» AIM OF THE TASK: Take the lines from the top down to and including the one with "(t2) at (9,244)" and repeat them exactly. Omit images.

• • • • • • •

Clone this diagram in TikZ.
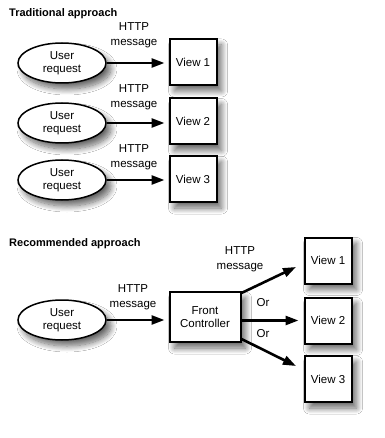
\documentclass[tikz,border=0pt]{standalone}
\usepackage{fontspec}
\setmainfont{Liberation Sans}
\usetikzlibrary{shapes.geometric,arrows.meta,shadows.blur,calc}
\begin{document}
\begin{tikzpicture}[x=1pt,y=-1pt,
  font=\fontsize{11.5}{13}\selectfont,
  shad/.style={blur shadow={shadow xshift=5pt,shadow yshift=-6pt,shadow blur steps=12,shadow blur radius=6pt,shadow opacity=60}},
  user/.style={ellipse,draw,line width=1.5pt,fill=white,minimum width=88pt,minimum height=40pt,inner sep=0pt,align=center,shad},
  viewbox/.style={rectangle,draw,line width=2pt,fill=white,minimum width=47pt,minimum height=46pt,inner sep=0pt,align=center,shad},
  fcbox/.style={rectangle,draw,line width=2pt,fill=white,minimum width=71pt,minimum height=50pt,inner sep=0pt,align=center,shad},
  flow/.style={line width=2.6pt,-{Triangle[length=13pt,width=9pt]}},
  lbl/.style={align=center,inner sep=0pt,font=\fontsize{11.5}{15}\selectfont},
  ttl/.style={anchor=west,inner sep=0pt,font=\bfseries\fontsize{11}{12}\selectfont}]
\useasboundingbox[fill=white] (0,0) rectangle (384,438);

\node[ttl] (t1) at (9,14) {Traditional approach};
\node[ttl] (t2) at (9,244) {Recommended approach};

% traditional
\node[user] (u1) at (62,63) {User\\request};
\node[user] (u2) at (62,123) {User\\request};
\node[user] (u3) at (62,180) {User\\request};
\node[viewbox] (v1) at (193,62) {View 1};
\node[viewbox] (v2) at (193,121.5) {View 2};
\node[viewbox] (v3) at (193,179) {View 3};
\draw[flow,shorten >=4pt] (u1.east) -- (u1.east -| v1.west);
\draw[flow,shorten >=4pt] (u2.east) -- (u2.east -| v2.west);
\draw[flow,shorten >=4pt] (u3.east) -- (u3.east -| v3.west);
\node[lbl] (h1) at (134,35) {HTTP\\message};
\node[lbl] (h2) at (134,97) {HTTP\\message};
\node[lbl] (h3) at (134,157) {HTTP\\message};

% recommended
\node[user] (u4) at (62,320) {User\\request};
\node[fcbox] (fc) at (205,317) {Front\\Controller};
\node[viewbox] (w1) at (328,260.5) {View 1};
\node[viewbox] (w2) at (328,320.5) {View 2};
\node[viewbox] (w3) at (328,379) {View 3};
\draw[flow,shorten >=4pt] (u4.east) -- (u4.east -| fc.west);
\coordinate (e1) at (296,267);
\coordinate (e3) at (296,366);
\draw[flow] ($(fc.north east)+(0,2)$) -- (e1);
\draw[flow,shorten >=5pt] (fc.east |- w2.west) -- (w2.west);
\draw[flow] ($(fc.south east)+(0,-4)$) -- (e3);
\node[lbl] (h4) at (133,297) {HTTP\\message};
\node[lbl] (h5) at (240,259) {HTTP\\message};
\node[lbl] (o1) at (263,303) {Or};
\node[lbl] (o2) at (263,334) {Or};
\end{tikzpicture}
\end{document}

• • • • • • •

» WRITTEN REPLY:
Clone this diagram in TikZ.
\documentclass[tikz,border=0pt]{standalone}
\usepackage{fontspec}
\setmainfont{Liberation Sans}
\usetikzlibrary{shapes.geometric,arrows.meta,shadows.blur,calc}
\begin{document}
\begin{tikzpicture}[x=1pt,y=-1pt,
  font=\fontsize{11.5}{13}\selectfont,
  shad/.style={blur shadow={shadow xshift=5pt,shadow yshift=-6pt,shadow blur steps=12,shadow blur radius=6pt,shadow opacity=60}},
  user/.style={ellipse,draw,line width=1.5pt,fill=white,minimum width=88pt,minimum height=40pt,inner sep=0pt,align=center,shad},
  viewbox/.style={rectangle,draw,line width=2pt,fill=white,minimum width=47pt,minimum height=46pt,inner sep=0pt,align=center,shad},
  fcbox/.style={rectangle,draw,line width=2pt,fill=white,minimum width=71pt,minimum height=50pt,inner sep=0pt,align=center,shad},
  flow/.style={line width=2.6pt,-{Triangle[length=13pt,width=9pt]}},
  lbl/.style={align=center,inner sep=0pt,font=\fontsize{11.5}{15}\selectfont},
  ttl/.style={anchor=west,inner sep=0pt,font=\bfseries\fontsize{11}{12}\selectfont}]
\useasboundingbox[fill=white] (0,0) rectangle (384,438);

\node[ttl] (t1) at (9,14) {Traditional approach};
\node[ttl] (t2) at (9,244) {Recommended approach};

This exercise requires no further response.